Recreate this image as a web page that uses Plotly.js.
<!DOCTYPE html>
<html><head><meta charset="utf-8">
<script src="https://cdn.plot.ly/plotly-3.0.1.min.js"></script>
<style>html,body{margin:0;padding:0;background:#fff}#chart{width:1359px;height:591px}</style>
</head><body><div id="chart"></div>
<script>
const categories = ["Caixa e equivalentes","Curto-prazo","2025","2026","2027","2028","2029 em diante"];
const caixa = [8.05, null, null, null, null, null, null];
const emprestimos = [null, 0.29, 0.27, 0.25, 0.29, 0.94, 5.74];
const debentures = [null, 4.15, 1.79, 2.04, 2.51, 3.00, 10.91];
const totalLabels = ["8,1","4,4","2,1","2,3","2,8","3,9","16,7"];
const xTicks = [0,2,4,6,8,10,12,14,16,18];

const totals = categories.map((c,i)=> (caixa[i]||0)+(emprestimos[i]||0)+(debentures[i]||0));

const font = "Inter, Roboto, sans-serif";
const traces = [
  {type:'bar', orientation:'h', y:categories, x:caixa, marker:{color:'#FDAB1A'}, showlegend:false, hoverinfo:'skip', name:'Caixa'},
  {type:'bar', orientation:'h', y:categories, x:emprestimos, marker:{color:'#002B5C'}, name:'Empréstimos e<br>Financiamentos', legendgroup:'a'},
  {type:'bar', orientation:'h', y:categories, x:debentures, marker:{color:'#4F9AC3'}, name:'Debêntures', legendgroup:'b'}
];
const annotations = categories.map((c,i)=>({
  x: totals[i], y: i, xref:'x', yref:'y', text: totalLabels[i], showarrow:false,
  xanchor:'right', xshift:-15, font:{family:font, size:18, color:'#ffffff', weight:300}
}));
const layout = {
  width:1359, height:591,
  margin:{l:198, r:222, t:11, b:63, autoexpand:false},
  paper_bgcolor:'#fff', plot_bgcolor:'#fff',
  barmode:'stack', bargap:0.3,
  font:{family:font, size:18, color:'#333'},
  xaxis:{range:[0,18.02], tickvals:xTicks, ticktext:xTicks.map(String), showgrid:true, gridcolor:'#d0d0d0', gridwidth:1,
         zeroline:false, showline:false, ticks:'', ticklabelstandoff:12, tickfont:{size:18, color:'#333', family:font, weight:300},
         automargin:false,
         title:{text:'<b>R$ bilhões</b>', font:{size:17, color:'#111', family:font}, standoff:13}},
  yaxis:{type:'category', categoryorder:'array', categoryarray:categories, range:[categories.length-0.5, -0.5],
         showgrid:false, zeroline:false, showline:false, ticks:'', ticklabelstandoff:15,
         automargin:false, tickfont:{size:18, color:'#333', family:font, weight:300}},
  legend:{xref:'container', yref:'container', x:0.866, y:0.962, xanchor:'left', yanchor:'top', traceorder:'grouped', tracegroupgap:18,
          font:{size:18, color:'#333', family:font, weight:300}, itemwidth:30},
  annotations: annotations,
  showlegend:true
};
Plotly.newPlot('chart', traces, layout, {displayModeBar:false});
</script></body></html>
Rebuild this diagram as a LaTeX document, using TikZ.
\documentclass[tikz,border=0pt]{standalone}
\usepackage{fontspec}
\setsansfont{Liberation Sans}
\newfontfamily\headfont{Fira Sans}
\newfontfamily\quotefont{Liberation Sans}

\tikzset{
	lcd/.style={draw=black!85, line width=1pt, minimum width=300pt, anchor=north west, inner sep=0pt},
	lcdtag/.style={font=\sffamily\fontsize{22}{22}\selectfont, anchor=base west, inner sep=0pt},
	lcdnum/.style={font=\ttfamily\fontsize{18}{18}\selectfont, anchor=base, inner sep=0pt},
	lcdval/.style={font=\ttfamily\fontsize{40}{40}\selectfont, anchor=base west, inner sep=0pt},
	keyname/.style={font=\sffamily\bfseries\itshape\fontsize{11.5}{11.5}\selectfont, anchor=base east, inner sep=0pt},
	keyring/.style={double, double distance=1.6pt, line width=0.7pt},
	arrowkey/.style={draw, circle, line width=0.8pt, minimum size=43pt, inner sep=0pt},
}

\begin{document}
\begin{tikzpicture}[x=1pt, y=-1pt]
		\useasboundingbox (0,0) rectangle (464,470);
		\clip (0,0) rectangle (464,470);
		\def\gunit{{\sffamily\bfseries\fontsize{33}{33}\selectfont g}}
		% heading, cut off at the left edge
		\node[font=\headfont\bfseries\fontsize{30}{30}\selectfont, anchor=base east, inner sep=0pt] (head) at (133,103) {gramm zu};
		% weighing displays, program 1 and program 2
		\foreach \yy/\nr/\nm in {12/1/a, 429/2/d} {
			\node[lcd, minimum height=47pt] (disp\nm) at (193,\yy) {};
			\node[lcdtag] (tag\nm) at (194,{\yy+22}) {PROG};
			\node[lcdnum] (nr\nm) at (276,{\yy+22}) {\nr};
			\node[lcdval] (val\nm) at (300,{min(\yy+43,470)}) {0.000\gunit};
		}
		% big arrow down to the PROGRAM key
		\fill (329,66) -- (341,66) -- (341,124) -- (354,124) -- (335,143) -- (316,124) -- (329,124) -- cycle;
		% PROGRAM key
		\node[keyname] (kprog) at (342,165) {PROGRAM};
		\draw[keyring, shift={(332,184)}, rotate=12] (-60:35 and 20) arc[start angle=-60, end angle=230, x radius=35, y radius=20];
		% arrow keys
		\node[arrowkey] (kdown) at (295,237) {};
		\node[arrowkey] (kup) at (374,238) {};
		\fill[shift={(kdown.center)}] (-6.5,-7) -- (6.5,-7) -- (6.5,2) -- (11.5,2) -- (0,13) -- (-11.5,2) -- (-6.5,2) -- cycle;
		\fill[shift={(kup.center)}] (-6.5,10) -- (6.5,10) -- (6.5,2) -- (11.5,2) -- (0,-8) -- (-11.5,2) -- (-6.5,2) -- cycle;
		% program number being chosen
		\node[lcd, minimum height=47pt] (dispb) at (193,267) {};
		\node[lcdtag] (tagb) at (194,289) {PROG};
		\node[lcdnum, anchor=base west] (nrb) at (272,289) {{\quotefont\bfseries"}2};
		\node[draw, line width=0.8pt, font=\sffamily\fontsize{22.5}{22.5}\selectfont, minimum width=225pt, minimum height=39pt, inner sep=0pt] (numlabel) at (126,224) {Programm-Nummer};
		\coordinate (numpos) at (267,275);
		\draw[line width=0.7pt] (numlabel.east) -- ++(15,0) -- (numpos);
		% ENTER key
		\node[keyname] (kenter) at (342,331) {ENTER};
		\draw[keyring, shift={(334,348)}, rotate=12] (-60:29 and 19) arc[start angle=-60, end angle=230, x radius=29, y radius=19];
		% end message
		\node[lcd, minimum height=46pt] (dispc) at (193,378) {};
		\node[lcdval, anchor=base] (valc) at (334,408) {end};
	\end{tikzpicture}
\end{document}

---

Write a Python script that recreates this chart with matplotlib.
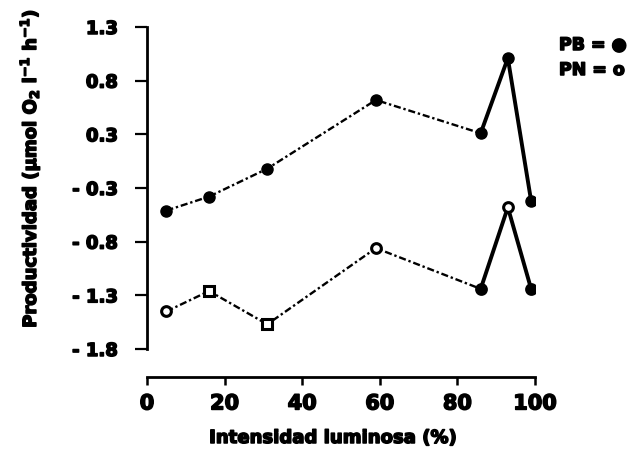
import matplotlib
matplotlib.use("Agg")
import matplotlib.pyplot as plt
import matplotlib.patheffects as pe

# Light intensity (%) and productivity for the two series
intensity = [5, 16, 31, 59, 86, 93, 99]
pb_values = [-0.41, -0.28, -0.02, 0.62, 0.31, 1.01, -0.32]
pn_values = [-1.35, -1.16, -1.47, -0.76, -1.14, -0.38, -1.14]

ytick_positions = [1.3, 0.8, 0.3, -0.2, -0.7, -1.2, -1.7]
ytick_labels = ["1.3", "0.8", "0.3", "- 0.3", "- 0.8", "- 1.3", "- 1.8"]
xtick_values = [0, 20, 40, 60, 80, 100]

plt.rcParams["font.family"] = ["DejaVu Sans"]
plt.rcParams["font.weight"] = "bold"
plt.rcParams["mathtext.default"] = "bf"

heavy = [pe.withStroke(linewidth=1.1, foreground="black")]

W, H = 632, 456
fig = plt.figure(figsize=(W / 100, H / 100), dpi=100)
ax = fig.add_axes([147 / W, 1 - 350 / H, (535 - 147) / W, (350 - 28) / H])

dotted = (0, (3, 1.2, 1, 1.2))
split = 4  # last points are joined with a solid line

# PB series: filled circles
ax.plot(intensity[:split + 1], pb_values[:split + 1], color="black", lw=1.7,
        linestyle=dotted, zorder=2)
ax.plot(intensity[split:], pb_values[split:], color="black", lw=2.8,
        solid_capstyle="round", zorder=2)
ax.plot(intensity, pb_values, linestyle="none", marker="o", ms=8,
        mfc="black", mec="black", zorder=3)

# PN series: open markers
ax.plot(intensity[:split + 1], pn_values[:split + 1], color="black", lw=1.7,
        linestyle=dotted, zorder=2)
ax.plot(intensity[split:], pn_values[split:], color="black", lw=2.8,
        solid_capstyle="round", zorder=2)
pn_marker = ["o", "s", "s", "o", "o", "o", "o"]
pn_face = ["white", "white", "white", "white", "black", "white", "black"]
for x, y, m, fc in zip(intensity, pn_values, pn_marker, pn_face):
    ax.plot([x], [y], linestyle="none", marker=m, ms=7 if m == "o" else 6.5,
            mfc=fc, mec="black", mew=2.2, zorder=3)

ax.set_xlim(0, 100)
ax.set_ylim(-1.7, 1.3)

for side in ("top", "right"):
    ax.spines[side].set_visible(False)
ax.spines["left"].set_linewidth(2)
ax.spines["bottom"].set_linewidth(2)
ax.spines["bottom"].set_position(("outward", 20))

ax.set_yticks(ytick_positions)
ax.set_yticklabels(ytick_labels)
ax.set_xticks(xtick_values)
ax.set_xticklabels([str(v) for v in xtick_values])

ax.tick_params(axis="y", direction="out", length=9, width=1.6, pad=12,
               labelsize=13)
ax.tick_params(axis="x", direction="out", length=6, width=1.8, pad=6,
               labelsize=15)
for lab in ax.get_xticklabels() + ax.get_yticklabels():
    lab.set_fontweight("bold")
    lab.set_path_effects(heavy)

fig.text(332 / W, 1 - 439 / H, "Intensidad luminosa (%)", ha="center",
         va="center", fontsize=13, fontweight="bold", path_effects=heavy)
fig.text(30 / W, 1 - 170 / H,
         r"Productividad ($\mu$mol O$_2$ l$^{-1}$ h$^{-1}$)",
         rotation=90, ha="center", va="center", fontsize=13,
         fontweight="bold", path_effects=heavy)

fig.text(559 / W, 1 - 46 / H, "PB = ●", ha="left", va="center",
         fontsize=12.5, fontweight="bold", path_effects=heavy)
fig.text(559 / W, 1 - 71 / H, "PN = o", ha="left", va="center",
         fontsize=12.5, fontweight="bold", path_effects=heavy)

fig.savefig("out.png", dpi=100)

* [Written exercise]
Copy exactly the lines from the line with "Recreate this image" up to and including the line with "const totals = categories.map((c,i)=>", and no other lines.

* [The response]
Recreate this image as a web page that uses Plotly.js.
<!DOCTYPE html>
<html><head><meta charset="utf-8">
<script src="https://cdn.plot.ly/plotly-3.0.1.min.js"></script>
<style>html,body{margin:0;padding:0;background:#fff}#chart{width:1359px;height:591px}</style>
</head><body><div id="chart"></div>
<script>
const categories = ["Caixa e equivalentes","Curto-prazo","2025","2026","2027","2028","2029 em diante"];
const caixa = [8.05, null, null, null, null, null, null];
const emprestimos = [null, 0.29, 0.27, 0.25, 0.29, 0.94, 5.74];
const debentures = [null, 4.15, 1.79, 2.04, 2.51, 3.00, 10.91];
const totalLabels = ["8,1","4,4","2,1","2,3","2,8","3,9","16,7"];
const xTicks = [0,2,4,6,8,10,12,14,16,18];

const totals = categories.map((c,i)=> (caixa[i]||0)+(emprestimos[i]||0)+(debentures[i]||0));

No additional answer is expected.